Let $U=f^{-1}((a,b))$ and $(x_0,y_0)\in U$, i.e. $a<x_0+y_0<b$. Let $\epsilon=\frac12\min(b-x_0-y_0,x_0+y_0-a)$. Then, the open square $(x_0-\epsilon,x_0+\epsilon)\times(y_0-\epsilon,y_0+\epsilon)$ is contained in $U$. This proves that $U$ is open, q.e.d.
A: The continuity of $\phi : X \to Y$ can be characterized by various equivalent properties. The standard definition is probably that $\phi^{-1}(V)$ is open in $X$ whenever $V \subset Y$ is open. But sometimes it is easier to work with this property:

$\phi$ is continuous iff it is continuous at each $x \in X$.  Continuity at $x \in X$ means that for each open neigbborhood $V$ of $\phi(x)$ in $Y$ there exists an open neigborhood $U$ of $x$ in $X$ such that $\phi(U) \subset V$.

Let $(x,y) \in \mathbb R^2$ and $V$ be an open neigborhood of $s = f(x,y) = x+y$ in $\mathbb R$. Choose $r >0$ such that $(s-r,s+r) \subset V$. Then $U = (x-r/2,x+r/2) \times (y-r/2,y+r/2)$ is an open neighborhood of $(x,y)$ in $\mathbb  R^2$ such that $f(U) \subset (s-r,s+r) \subset V$.
Let $(x,y) \in \mathbb R^2$ and $V$ be an open neigborhood of $p = g(x,y) = x \cdot y$ in $\mathbb R$. Choose $r >0$ such that $(p-r,p+r) \subset V$. Choose $u> 0$ such that $u^2 < r/2$ and $u(\lvert x \rvert + \lvert y \rvert) < r/2$. Then $U = (x-u,x+u) \times (y-u,y+u)$ is an open neighborhood of $(x,y)$ in $\mathbb  R^2$ such that $g(U) \subset (p-r,p+r) \subset V$.
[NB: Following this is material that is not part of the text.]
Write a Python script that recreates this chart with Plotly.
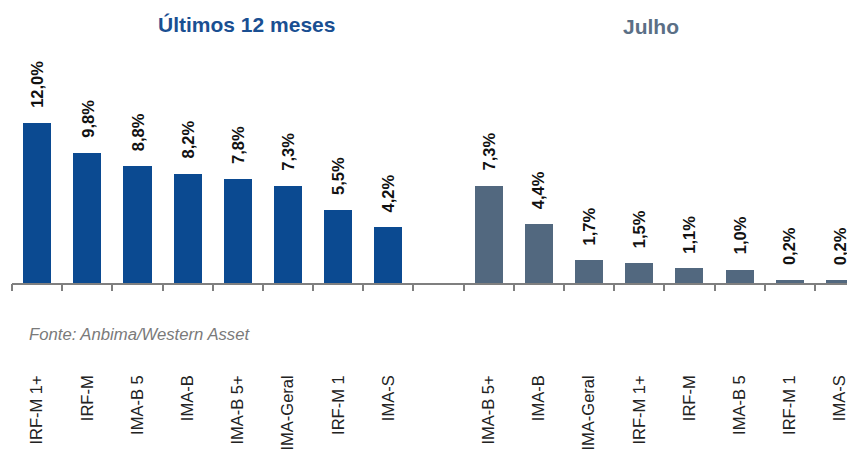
import plotly.graph_objects as go

# ---- data ----
cats_12m = ["IRF-M 1+", "IRF-M", "IMA-B 5", "IMA-B", "IMA-B 5+", "IMA-Geral", "IRF-M 1", "IMA-S"]
vals_12m = [12.0, 9.8, 8.8, 8.2, 7.8, 7.3, 5.5, 4.2]
cats_jul = ["IMA-B 5+", "IMA-B", "IMA-Geral", "IRF-M 1+", "IRF-M", "IMA-B 5", "IRF-M 1", "IMA-S"]
vals_jul = [7.3, 4.4, 1.7, 1.5, 1.1, 1.0, 0.2, 0.2]
title_12m = "Últimos 12 meses"
title_jul = "Julho"
source = "Fonte: Anbima/Western Asset"

BLUE = "#0b4a91"
GRAY = "#52687f"
SANS = "Liberation Sans, Arial, sans-serif"

x_12m = list(range(len(cats_12m)))
x_jul = [len(cats_12m) + 1 + i for i in range(len(cats_jul))]
n_slots = len(cats_12m) + 1 + len(cats_jul)

def fmt(v):
    return f"{v:.1f}".replace(".", ",") + "%"

fig = go.Figure()
fig.add_trace(go.Bar(x=x_12m, y=vals_12m, marker=dict(color=BLUE, line=dict(width=0)),
                     width=0.56, hoverinfo="skip", showlegend=False))
fig.add_trace(go.Bar(x=x_jul, y=vals_jul, marker=dict(color=GRAY, line=dict(width=0)),
                     width=0.56, hoverinfo="skip", showlegend=False))

annotations = []
for xs, vs in ((x_12m, vals_12m), (x_jul, vals_jul)):
    for x, v in zip(xs, vs):
        annotations.append(dict(x=x, y=v, xref="x", yref="y", text=f"<b>{fmt(v)}</b>", showarrow=False,
                                textangle=-90, xanchor="center", yanchor="bottom", yshift=13,
                                font=dict(family=SANS, size=16.5, color="#111111")))

annotations += [
    dict(x=0.278, y=1.11, xref="paper", yref="paper", text=f"<b>{title_12m}</b>", showarrow=False,
         xanchor="center", yanchor="middle", font=dict(family=SANS, size=21, color="#1a4f92")),
    dict(x=0.758, y=1.10, xref="paper", yref="paper", text=f"<b>{title_jul}</b>", showarrow=False,
         xanchor="center", yanchor="middle", font=dict(family=SANS, size=21, color="#5b6f86")),
    dict(x=0.0178, y=-0.223, xref="paper", yref="paper", text=f"<i>{source}</i>", showarrow=False,
         xanchor="left", yanchor="middle", font=dict(family=SANS, size=16.7, color="#7a7a7a")),
]

tick_vals = x_12m + x_jul
tick_text = cats_12m + cats_jul
boundaries = [i - 0.5 for i in range(n_slots + 1)]

fig.update_layout(
    width=847, height=457,
    margin=dict(l=4, r=0, t=42, b=182),
    paper_bgcolor="white", plot_bgcolor="white",
    bargap=0,
    xaxis=dict(range=[-0.5, 16.3], tickmode="array", tickvals=tick_vals, ticktext=tick_text,
               tickangle=-90, ticks="", showgrid=False, zeroline=False,
               showline=True, linecolor="#7f7f7f", linewidth=1.5,
               tickfont=dict(family=SANS, size=16.5, color="#222222"),
               ticklabelstandoff=84),
    xaxis2=dict(range=[-0.5, 16.3], overlaying="x", side="bottom", anchor="y",
                tickmode="array", tickvals=boundaries, ticks="outside", ticklen=7,
                tickwidth=1.5, tickcolor="#7f7f7f", showticklabels=False,
                showgrid=False, zeroline=False, showline=False),
    yaxis=dict(range=[0, 17.5], visible=False),
    annotations=annotations,
)
# invisible trace to activate xaxis2
fig.add_trace(go.Scatter(x=[-0.5], y=[0], xaxis="x2", mode="markers", marker=dict(opacity=0),
                         hoverinfo="skip", showlegend=False))

fig.write_html("out.html")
A: Another method of proving maps are continuous is to show they preserve limits of sequences. That is if:
$$f(\lim\limits_{n\in\mathbb{N}}s_n) = \lim\limits_{n\in\mathbb{N}}f(s_n),$$
for an arbitrary sequence $\{s_n\}_{n\in\mathbb{N}}\in dom(f)$.
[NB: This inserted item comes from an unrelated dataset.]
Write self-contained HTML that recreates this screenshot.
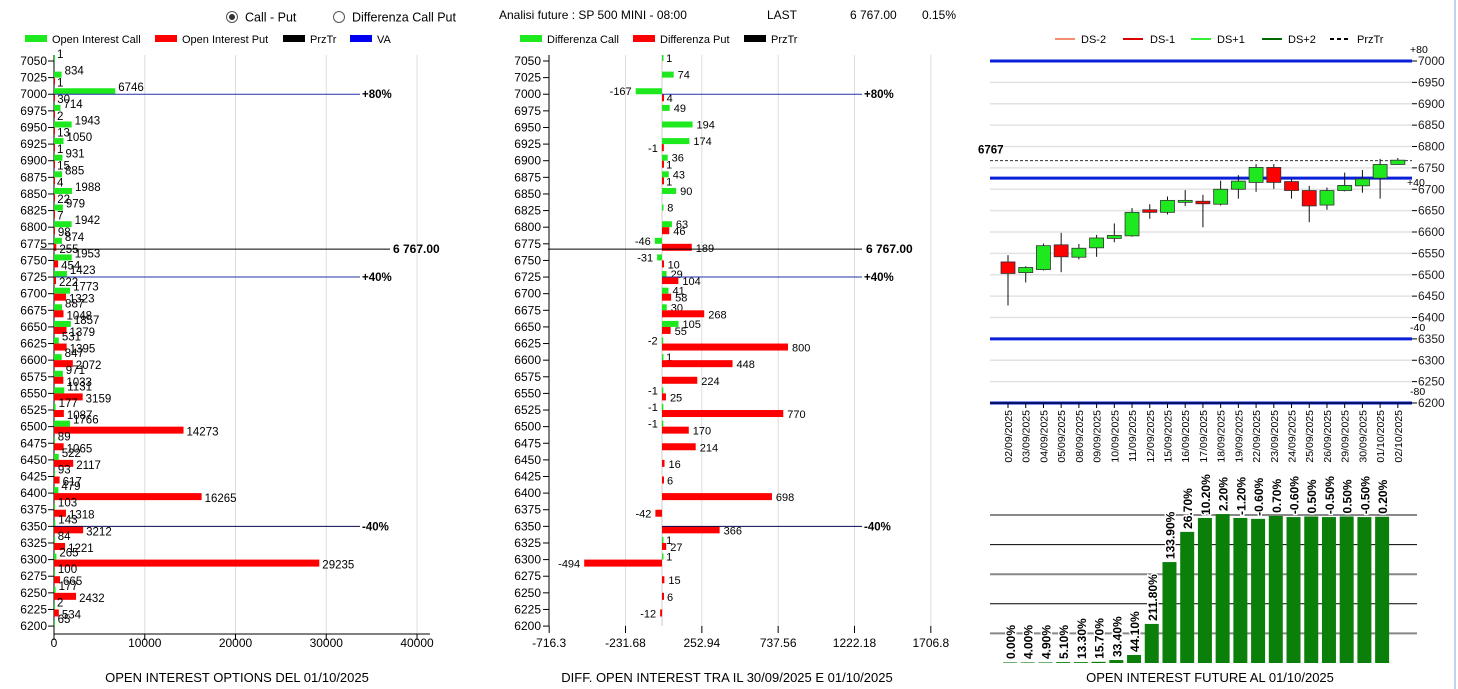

If we argue that any sequence of points in $\mathbb{R}^2$ is given by a collection of coordinates indexed as follows:
$$\{(x_n,y_n)\}_{n\in\mathbb{N}}$$
Then with the addition and multiplication maps, we have respectively:
$$\color{blue}{+\big(\lim\limits_{n\to\infty}(x_n,y_n)\big)} = +\big((\lim\limits_{n\in\mathbb{N}}x_n,\lim\limits_{n\in\mathbb{N}}y_n)\big):= \lim\limits_{n\in\mathbb{N}} x_n + \lim\limits_{n\in\mathbb{N}}y_n = \lim\limits_{n\in\mathbb{N}}(x_n+y_n) =: \color{blue}{\lim\limits_{n\in\mathbb{N}}+\big((x_n,y_n)\big)}$$
and
$$\color{blue}{*\big(\lim\limits_{n\to\infty}(x_n,y_n)\big)} = *\big((\lim\limits_{n\in\mathbb{N}}x_n,\lim\limits_{n\in\mathbb{N}}y_n)\big):= \lim\limits_{n\in\mathbb{N}} x_n * \lim\limits_{n\in\mathbb{N}}y_n = \lim\limits_{n\in\mathbb{N}}(x_n*y_n) =: \color{blue}{\lim\limits_{n\in\mathbb{N}}*\big((x_n,y_n)\big)}.$$
The limit applying component wise in the first equality is more or less intuitive. The compatibility with limits in the 3rd equalities is assumed known.